Combining climate and mortality data, researchers have estimated that 315 deaths in Greater London and 735 deaths in Central Paris can be strongly linked to the 2003 heatwave that set record-breaking temperatures across Europe. Taking their analysis a step further, they determine that 64 (± 3) deaths from the London dataset and 506 (± 51) deaths from the Paris dataset are attributable to anthropogenic climate change, which increased the risk of heat related mortality by 20% and 70%, respectively, in the two cities. The team, led by scientists from the University of Oxford and Public Health England, has reported its latest findings in the journal Environmental Research Letters.
Quantifying the impact of changes in climate on mortality will allow agencies to make more accurate emergency plans for extreme weather events and build a stronger case for longer term action, but there are hurdles to overcome.
“Deaths are usually recorded as being due to a specific cause such as cardiovascular disease or cancer, which makes it difficult to make a direct connection between deaths recorded during a heatwave and exposure to heat specifically,” explained Clare Heaviside of Public Health England’s Centre for Radiation, Chemical and Environmental Hazards. “So in order to calculate the number of deaths which can be attributed to the heatwave, we use a statistical relationship which relates increases in temperature above a certain threshold, to an increase in the number of deaths typically expected on a particular day of the year.”
The temperature-mortality relationship depends on many factors. To improve the quality of the analysis, data is calculated separately for each region or city.

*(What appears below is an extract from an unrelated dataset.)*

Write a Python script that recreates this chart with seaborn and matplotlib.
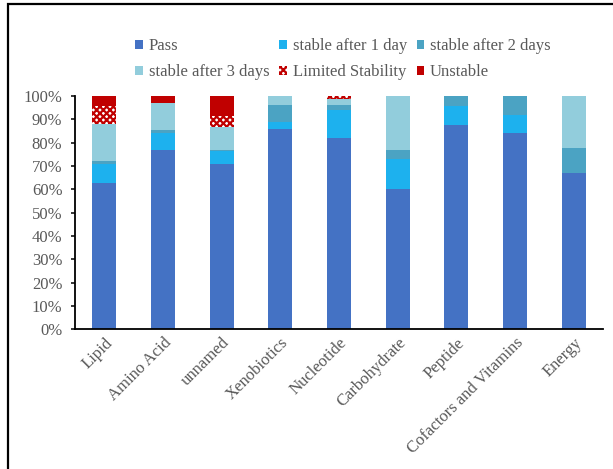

The next step is to establish the coefficient relating high temperature and increased mortality and apply this expression to a period of hot weather (in this case the summer of 2003) to estimate how many deaths during this timescale can be attributed to heat.
To establish the proportion of these deaths that are due to human factors such as raised atmospheric greenhouse gas concentrations (GHGs), the scientists run climate models for the baseline year (2003) according to different scenarios reflecting ‘actual’ and ‘natural’ conditions. “Under the simulations with pre-industrial levels of GHGs, the probabilities of extreme temperatures are lower,” commented Heaviside. “To determine the influence of changed atmospheric gas composition on heat-related mortality, we combine the climate projections with our statistical mortality relationship.”
Thanks to a large ensemble of simulations the team is able to capture the statistical distribution of extreme temperature events in great detail, but the researchers couldn’t complete this task without the help of the public. “Our analysis is based on a citizen science activity, where individuals donate spare computing power to perform simulations as a screensaver, returning projections to the University of Oxford once the climate model has finished running,” said Daniel Mitchell of the Environmental Change Institute at the University of Oxford. “The total computing time to run all the simulations would be around 250 years if you had to perform the calculations on a single home PC.”
Using the modelled data, the group has the potential to extend its analysis to include other cities, and also examine human factors in more detail. “In the future, we may investigate the partitioning of emissions between different sectors – for example, transport, industry and others, to see how the various sectors contribute to the effects of climate change,” added Heaviside.